EXERCISE DETAILS - Repeat every line of the listing below exactly, minus the pictures.

DATA ROWS -
%%

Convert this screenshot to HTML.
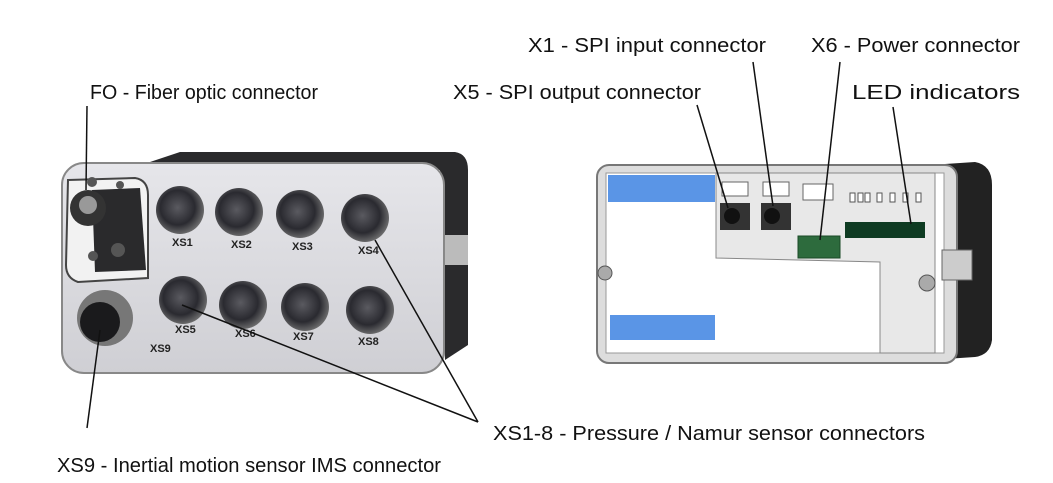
<!DOCTYPE html>
<html><head><meta charset="utf-8"><style>
html,body{margin:0;padding:0;background:#fff;}
svg{display:block;}
text{font-family:"Liberation Sans Narrow","Liberation Sans",Arial,sans-serif;font-size:20px;fill:#111;}
.s{font-family:"Liberation Sans",Arial,sans-serif;font-size:11px;font-weight:bold;fill:#222;}
</style></head><body>
<svg width="1053" height="483" viewBox="0 0 1053 483" xmlns="http://www.w3.org/2000/svg">
<defs>
<radialGradient id="cn" cx="0.45" cy="0.45" r="0.6"><stop offset="0" stop-color="#5a5a60"/><stop offset="0.6" stop-color="#2a2a30"/><stop offset="1" stop-color="#777"/></radialGradient>
<linearGradient id="fp" x1="0" y1="0" x2="0" y2="1"><stop offset="0" stop-color="#e6e6ea"/><stop offset="1" stop-color="#cfcfd4"/></linearGradient>
</defs>
<!-- LEFT DEVICE -->
<path d="M150 162 L180 152 L455 152 Q468 154 468 170 L468 345 L445 360 L440 170 Z" fill="#2a2a2c"/>
<rect x="440" y="235" width="28" height="30" fill="#bbb"/>
<rect x="62" y="163" width="382" height="210" rx="22" fill="url(#fp)" stroke="#888" stroke-width="2"/>
<path d="M68 180 L135 178 Q148 180 148 195 L148 278 L78 282 Q66 278 66 265 Z" fill="#f2f2f2" stroke="#444" stroke-width="2"/>
<path d="M92 190 L140 188 L146 270 L95 272 Z" fill="#2a2a2c"/>
<circle cx="88" cy="208" r="18" fill="#333"/><circle cx="88" cy="205" r="9" fill="#999"/>
<circle cx="92" cy="182" r="5" fill="#555"/><circle cx="120" cy="185" r="4" fill="#555"/>
<circle cx="93" cy="256" r="5" fill="#555"/><circle cx="118" cy="250" r="7" fill="#555"/>
<circle cx="105" cy="318" r="28" fill="#777"/><circle cx="100" cy="322" r="20" fill="#1a1a1c"/>
<g>
<circle cx="180" cy="210" r="24" fill="url(#cn)"/>
<circle cx="239" cy="212" r="24" fill="url(#cn)"/>
<circle cx="300" cy="214" r="24" fill="url(#cn)"/>
<circle cx="365" cy="218" r="24" fill="url(#cn)"/>
<circle cx="183" cy="300" r="24" fill="url(#cn)"/>
<circle cx="243" cy="305" r="24" fill="url(#cn)"/>
<circle cx="305" cy="307" r="24" fill="url(#cn)"/>
<circle cx="370" cy="310" r="24" fill="url(#cn)"/>
</g>
<text class="s" x="172" y="246">XS1</text><text class="s" x="231" y="248">XS2</text>
<text class="s" x="292" y="250">XS3</text><text class="s" x="358" y="254">XS4</text>
<text class="s" x="175" y="333">XS5</text><text class="s" x="235" y="337">XS6</text>
<text class="s" x="293" y="340">XS7</text><text class="s" x="358" y="345">XS8</text>
<text class="s" x="150" y="352">XS9</text>
<!-- RIGHT DEVICE -->
<path d="M930 165 L975 162 Q992 165 992 185 L992 340 Q990 355 975 357 L930 360 Z" fill="#222"/>
<rect x="597" y="165" width="360" height="198" rx="12" fill="#ddd" stroke="#777" stroke-width="2"/>
<rect x="606" y="173" width="338" height="180" fill="#fff" stroke="#999"/>
<path d="M716 173 L935 173 L935 353 L880 353 L880 262 L716 258 Z" fill="#e8e8e8" stroke="#888"/>
<rect x="608" y="175" width="107" height="27" fill="#5a95e6"/>
<rect x="610" y="315" width="105" height="25" fill="#5a95e6"/>
<rect x="722" y="182" width="26" height="14" fill="#fff" stroke="#666"/>
<rect x="763" y="182" width="26" height="14" fill="#fff" stroke="#666"/>
<rect x="803" y="184" width="30" height="16" fill="#fff" stroke="#666"/>
<g fill="#fff" stroke="#555"><rect x="850" y="193" width="5" height="9"/><rect x="858" y="193" width="5" height="9"/><rect x="865" y="193" width="5" height="9"/><rect x="877" y="193" width="5" height="9"/><rect x="890" y="193" width="5" height="9"/><rect x="903" y="193" width="5" height="9"/><rect x="916" y="193" width="5" height="9"/></g>
<rect x="720" y="203" width="30" height="27" fill="#333"/><circle cx="732" cy="216" r="8" fill="#111"/>
<rect x="761" y="203" width="30" height="27" fill="#333"/><circle cx="772" cy="216" r="8" fill="#111"/>
<rect x="798" y="236" width="42" height="22" fill="#2d6b3d" stroke="#1a4a26"/>
<rect x="845" y="222" width="80" height="16" fill="#0e3b22"/>
<circle cx="605" cy="273" r="7" fill="#aaa" stroke="#555"/>
<circle cx="927" cy="283" r="8" fill="#aaa" stroke="#555"/>
<rect x="942" y="250" width="30" height="30" fill="#ccc" stroke="#666"/>
<g stroke="#111" stroke-width="1.5" fill="none">
<line x1="87" y1="106" x2="86" y2="190"/>
<line x1="87" y1="428" x2="100" y2="330"/>
<line x1="478" y1="422" x2="375" y2="240"/>
<line x1="478" y1="422" x2="182" y2="305"/>
<line x1="697" y1="105" x2="728" y2="208"/>
<line x1="753" y1="62" x2="773" y2="206"/>
<line x1="840" y1="62" x2="820" y2="240"/>
<line x1="893" y1="107" x2="911" y2="224"/>
</g>
<text x="90" y="99" textLength="228" lengthAdjust="spacingAndGlyphs">FO - Fiber optic connector</text>
<text x="528" y="52" textLength="238" lengthAdjust="spacingAndGlyphs">X1 - SPI input connector</text>
<text x="811" y="52" textLength="209" lengthAdjust="spacingAndGlyphs">X6 - Power connector</text>
<text x="453" y="99" textLength="248" lengthAdjust="spacingAndGlyphs">X5 - SPI output connector</text>
<text x="852" y="99" textLength="168" lengthAdjust="spacingAndGlyphs">LED indicators</text>
<text x="493" y="440" textLength="432" lengthAdjust="spacingAndGlyphs">XS1-8 - Pressure / Namur sensor connectors</text>
<text x="57" y="472" textLength="384" lengthAdjust="spacingAndGlyphs">XS9 - Inertial motion sensor IMS connector</text>
</svg>
</body></html>
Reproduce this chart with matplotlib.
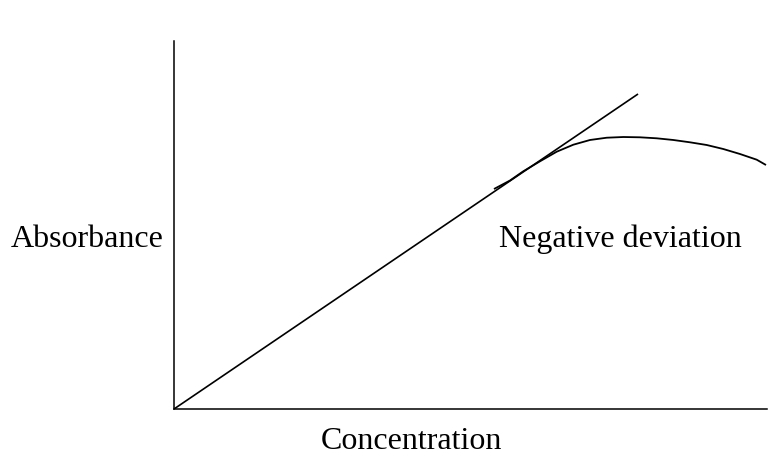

%%

EXPECTED ANSWER -
Convert this screenshot to HTML.
<!DOCTYPE html>
<html><head><meta charset="utf-8"><style>
html,body{margin:0;padding:0;background:#fff;}
svg{display:block;}
text{font-family:"Liberation Sans Narrow","Liberation Sans",Arial,sans-serif;font-size:20px;fill:#111;}
.s{font-family:"Liberation Sans",Arial,sans-serif;font-size:11px;font-weight:bold;fill:#222;}
</style></head><body>
<svg width="1053" height="483" viewBox="0 0 1053 483" xmlns="http://www.w3.org/2000/svg">
<defs>
<radialGradient id="cn" cx="0.45" cy="0.45" r="0.6"><stop offset="0" stop-color="#5a5a60"/><stop offset="0.6" stop-color="#2a2a30"/><stop offset="1" stop-color="#777"/></radialGradient>
<linearGradient id="fp" x1="0" y1="0" x2="0" y2="1"><stop offset="0" stop-color="#e6e6ea"/><stop offset="1" stop-color="#cfcfd4"/></linearGradient>
</defs>
<!-- LEFT DEVICE -->
<path d="M150 162 L180 152 L455 152 Q468 154 468 170 L468 345 L445 360 L440 170 Z" fill="#2a2a2c"/>
<rect x="440" y="235" width="28" height="30" fill="#bbb"/>
<rect x="62" y="163" width="382" height="210" rx="22" fill="url(#fp)" stroke="#888" stroke-width="2"/>
<path d="M68 180 L135 178 Q148 180 148 195 L148 278 L78 282 Q66 278 66 265 Z" fill="#f2f2f2" stroke="#444" stroke-width="2"/>
<path d="M92 190 L140 188 L146 270 L95 272 Z" fill="#2a2a2c"/>
<circle cx="88" cy="208" r="18" fill="#333"/><circle cx="88" cy="205" r="9" fill="#999"/>
<circle cx="92" cy="182" r="5" fill="#555"/><circle cx="120" cy="185" r="4" fill="#555"/>
<circle cx="93" cy="256" r="5" fill="#555"/><circle cx="118" cy="250" r="7" fill="#555"/>
<circle cx="105" cy="318" r="28" fill="#777"/><circle cx="100" cy="322" r="20" fill="#1a1a1c"/>
<g>
<circle cx="180" cy="210" r="24" fill="url(#cn)"/>
<circle cx="239" cy="212" r="24" fill="url(#cn)"/>
<circle cx="300" cy="214" r="24" fill="url(#cn)"/>
<circle cx="365" cy="218" r="24" fill="url(#cn)"/>
<circle cx="183" cy="300" r="24" fill="url(#cn)"/>
<circle cx="243" cy="305" r="24" fill="url(#cn)"/>
<circle cx="305" cy="307" r="24" fill="url(#cn)"/>
<circle cx="370" cy="310" r="24" fill="url(#cn)"/>
</g>
<text class="s" x="172" y="246">XS1</text><text class="s" x="231" y="248">XS2</text>
<text class="s" x="292" y="250">XS3</text><text class="s" x="358" y="254">XS4</text>
<text class="s" x="175" y="333">XS5</text><text class="s" x="235" y="337">XS6</text>
<text class="s" x="293" y="340">XS7</text><text class="s" x="358" y="345">XS8</text>
<text class="s" x="150" y="352">XS9</text>
<!-- RIGHT DEVICE -->
<path d="M930 165 L975 162 Q992 165 992 185 L992 340 Q990 355 975 357 L930 360 Z" fill="#222"/>
<rect x="597" y="165" width="360" height="198" rx="12" fill="#ddd" stroke="#777" stroke-width="2"/>
<rect x="606" y="173" width="338" height="180" fill="#fff" stroke="#999"/>
<path d="M716 173 L935 173 L935 353 L880 353 L880 262 L716 258 Z" fill="#e8e8e8" stroke="#888"/>
<rect x="608" y="175" width="107" height="27" fill="#5a95e6"/>
<rect x="610" y="315" width="105" height="25" fill="#5a95e6"/>
<rect x="722" y="182" width="26" height="14" fill="#fff" stroke="#666"/>
<rect x="763" y="182" width="26" height="14" fill="#fff" stroke="#666"/>
<rect x="803" y="184" width="30" height="16" fill="#fff" stroke="#666"/>
<g fill="#fff" stroke="#555"><rect x="850" y="193" width="5" height="9"/><rect x="858" y="193" width="5" height="9"/><rect x="865" y="193" width="5" height="9"/><rect x="877" y="193" width="5" height="9"/><rect x="890" y="193" width="5" height="9"/><rect x="903" y="193" width="5" height="9"/><rect x="916" y="193" width="5" height="9"/></g>
<rect x="720" y="203" width="30" height="27" fill="#333"/><circle cx="732" cy="216" r="8" fill="#111"/>
<rect x="761" y="203" width="30" height="27" fill="#333"/><circle cx="772" cy="216" r="8" fill="#111"/>
<rect x="798" y="236" width="42" height="22" fill="#2d6b3d" stroke="#1a4a26"/>
<rect x="845" y="222" width="80" height="16" fill="#0e3b22"/>
<circle cx="605" cy="273" r="7" fill="#aaa" stroke="#555"/>
<circle cx="927" cy="283" r="8" fill="#aaa" stroke="#555"/>
<rect x="942" y="250" width="30" height="30" fill="#ccc" stroke="#666"/>
<g stroke="#111" stroke-width="1.5" fill="none">
<line x1="87" y1="106" x2="86" y2="190"/>
<line x1="87" y1="428" x2="100" y2="330"/>
<line x1="478" y1="422" x2="375" y2="240"/>
<line x1="478" y1="422" x2="182" y2="305"/>
<line x1="697" y1="105" x2="728" y2="208"/>
<line x1="753" y1="62" x2="773" y2="206"/>
<line x1="840" y1="62" x2="820" y2="240"/>
<line x1="893" y1="107" x2="911" y2="224"/>
</g>
<text x="90" y="99" textLength="228" lengthAdjust="spacingAndGlyphs">FO - Fiber optic connector</text>
<text x="528" y="52" textLength="238" lengthAdjust="spacingAndGlyphs">X1 - SPI input connector</text>
<text x="811" y="52" textLength="209" lengthAdjust="spacingAndGlyphs">X6 - Power connector</text>
<text x="453" y="99" textLength="248" lengthAdjust="spacingAndGlyphs">X5 - SPI output connector</text>
<text x="852" y="99" textLength="168" lengthAdjust="spacingAndGlyphs">LED indicators</text>
<text x="493" y="440" textLength="432" lengthAdjust="spacingAndGlyphs">XS1-8 - Pressure / Namur sensor connectors</text>
<text x="57" y="472" textLength="384" lengthAdjust="spacingAndGlyphs">XS9 - Inertial motion sensor IMS connector</text>
</svg>
</body></html>
Reproduce this chart with matplotlib.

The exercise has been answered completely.